17:24 746. In-Vivo Hadamard Encoded Continuous Arterial Spin Labelling (H-CASL)
    Jack A. Wells1,2, Mark F. Lythgoe2,3, David Gadian2, Roger Ordidge1, David L. Thomas1
Advanced MRI Group, University College London, London, UK; 2RCS Unit of Biophysics, UCL Institute of Child Health, London, UK; 3Centre for Advanced Biomedical Imaging, University College London, London, UK
    Recently, Hadamard encoding techniques have been applied to the CASL labelling pulse to efficiently image small boli of tagged arterial blood water at a range of post-labelling delay times. In this study we demonstrate that this method can be successfully applied in-vivo to accurately measure cerebral blood flow and arterial transit time (äa) in the rat brain. We have modified the ASL quantification model to take account of the new encoding approach that can measure the first inflow of labeled blood into the tissue. We demonstrate an improvement in the precision of the äa estimates compared to the standard method.
17:36 747. Vessel Size Imaging with Iron Oxide and with Gadolinium: A Comparative Study in Rodent
    Nicolas Pannetier1,2, Benjamin Lemasson3,4, Thomas Christen1,2, Régine Farion1,2, Christoph Segebarth1,2, Chantal Remy1,2, Emmanuel Luc Barbier1,2
Inserm, U836, Grenoble, F-38043, France; 2 Université Joseph Fourier, Grenoble Institut des Neurosciences, UMR-S836, Grenoble, F-38043, France; 3Oncodesign Biotechnology, Dijon, France; 4 Inserm, U836, Grenoble, F-38043, France
    Vessel Size Index (VSI) is a powerful tool for characterizing tumor vessel diameters and their evolution under therapy. VSI has been obtained either using a Gd-bolus or at steady-state using iron oxide particles. In this study we compared the VSI obtained with Gd and with iron using either a dynamic approach (first passage) or a steady state approach. Data were acquired in rats bearing a glioma model. The case of Gd-loaded tumor was also considered. This study suggests that monitoring the first passage of a Gd-bolus with a double-echo EPI sequence is well suited to assess VSI in humans.

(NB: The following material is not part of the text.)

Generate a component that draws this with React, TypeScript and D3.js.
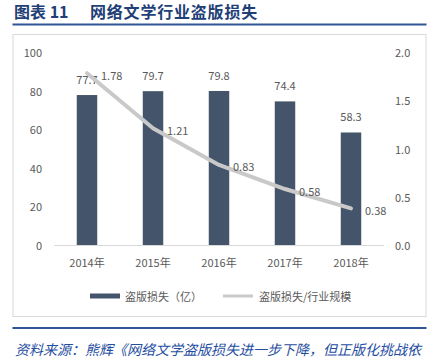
import React from "react";
import * as d3 from "d3";

const years = ["2014年", "2015年", "2016年", "2017年", "2018年"];
const piracyLoss = [77.7, 79.7, 79.8, 74.4, 58.3];
const lossRatio = [1.78, 1.21, 0.83, 0.58, 0.38];
const leftTicks = [0, 20, 40, 60, 80, 100];
const rightTicks = [0, 0.5, 1.0, 1.5, 2.0];
const titleLabel = "图表 11";
const titleText = "网络文学行业盗版损失";
const legendBar = "盗版损失（亿）";
const legendLine = "盗版损失/行业规模";
const sourceText = "资料来源：熊辉《网络文学盗版损失进一步下降，但正版化挑战依";

const FONT = "'Noto Sans CJK SC', 'Noto Sans', sans-serif";

export default function App() {
  const x = d3.scaleBand<string>().domain(years).range([54, 384]).paddingInner(0.69).paddingOuter(0.345);
  const yL = d3.scaleLinear().domain([0, 100]).range([245, 52]);
  const yR = d3.scaleLinear().domain([0, 2]).range([245, 52]);
  const cx = (i: number) => (x(years[i]) as number) + x.bandwidth() / 2;
  const line = d3
    .line<number>()
    .x((_, i) => cx(i))
    .y((d) => yR(d));

  return (
    <svg
      width={438}
      height={360}
      style={{ position: "absolute", left: 0, top: 0, background: "#fff" }}
      fontFamily={FONT}
    >
      <text x={14} y={18} fontSize={16} fontWeight="bold" fill="#1F3F77">
        {titleLabel}
      </text>
      <text x={90} y={18} fontSize={16} fontWeight="bold" fill="#1F3F77" letterSpacing={0.8}>
        {titleText}
      </text>
      <rect x={12.5} y={23.5} width={414} height={2} fill="#2E5597" />
      <rect x={13} y={34.5} width={413} height={282} fill="#fff" stroke="#D9D9D9" strokeWidth={1} />

      {/* axis baseline */}
      <line x1={54} x2={384} y1={245.5} y2={245.5} stroke="#D9D9D9" strokeWidth={1} />

      {/* left ticks */}
      {leftTicks.map((t) => (
        <text key={"l" + t} x={42} y={yL(t)} fontSize={11} fill="#595959" textAnchor="end" dominantBaseline="central">
          {t}
        </text>
      ))}
      {rightTicks.map((t) => (
        <text key={"r" + t} x={395} y={yR(t)} fontSize={11} fill="#595959" textAnchor="start" dominantBaseline="central">
          {t.toFixed(1)}
        </text>
      ))}

      {/* bars */}
      {piracyLoss.map((v, i) => (
        <rect
          key={"b" + i}
          x={x(years[i])}
          y={yL(v)}
          width={x.bandwidth()}
          height={yL(0) - yL(v)}
          fill="#44546A"
        />
      ))}
      {piracyLoss.map((v, i) => (
        <text key={"bl" + i} x={cx(i)} y={yL(v) - 11} fontSize={11} fill="#595959" textAnchor="middle">
          {v.toFixed(1)}
        </text>
      ))}

      {/* line */}
      <path d={line(lossRatio) || ""} fill="none" stroke="#C9C9C9" strokeWidth={4} strokeLinejoin="round" strokeLinecap="round" />
      {lossRatio.map((v, i) => (
        <text key={"ll" + i} x={cx(i) + 14} y={yR(v) + 1.5} fontSize={11} fill="#595959" textAnchor="start" dominantBaseline="central">
          {v.toFixed(2)}
        </text>
      ))}

      {/* x labels */}
      {years.map((y, i) => (
        <text key={"x" + i} x={cx(i)} y={267} fontSize={11} fill="#595959" textAnchor="middle">
          {y}
        </text>
      ))}

      {/* legend */}
      <rect x={90} y={293.5} width={30} height={5} fill="#44546A" />
      <text x={125} y={296} fontSize={11} fill="#595959" dominantBaseline="central">
        {legendBar}
      </text>
      <line x1={223} x2={253} y1={296} y2={296} stroke="#C9C9C9" strokeWidth={3} />
      <text x={259} y={296} fontSize={11} fill="#595959" dominantBaseline="central">
        {legendLine}
      </text>

      <rect x={12.5} y={327} width={414} height={2} fill="#2E5597" />
      <text x={15} y={355} fontSize={14} fill="#1F4E9F" fontStyle="italic">
        {sourceText}
      </text>
    </svg>
  );
}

17:48 748. Gd-DTPA-Enhanced MRI Revealed Leakage at Aqueous-Vitreous Interface Upon Ocular Hypertension
    Kevin C. Chan1,2, Qing-ling Fu3, Kwok-fai So3, Ed X. Wu1,2
Laboratory of Biomedical Imaging and Signal Processing, The University of Hong Kong, Hong Kong SAR, China; 2Department of Electrical and Electronic Engineering, The University of Hong Kong, Hong Kong SAR, China; 3Department of Anatomy, The University of Hong Kong, Hong Kong SAR, China
    This study aims to employ in vivo contrast-enhanced MRI to evaluate the ocular transport upon an induction of ocular hypertension in the right eye in a rat model of chronic glaucoma. Following systemic administration of Gd-DTPA solution, our results showed a progressive T1-weighted signal increase in the anterior vitreous body of the glaucomatous eye but not the control eye, suggestive of the leakage of Gd-DTPA at the aqueous-vitreous interface. These findings may explain the sources of changing biochemical compositions in the glaucomatous chamber components, which may implicate the cascades of neurodegenerative processes in the retina and the optic nerve. Our findings of the early Gd-DTPA signal enhancements in the anterior vitreous body than the preretinal vitreous provided a noninvasive marker for the disease. More importantly, this approach could have direct clinical applications and can be readily translated to humans.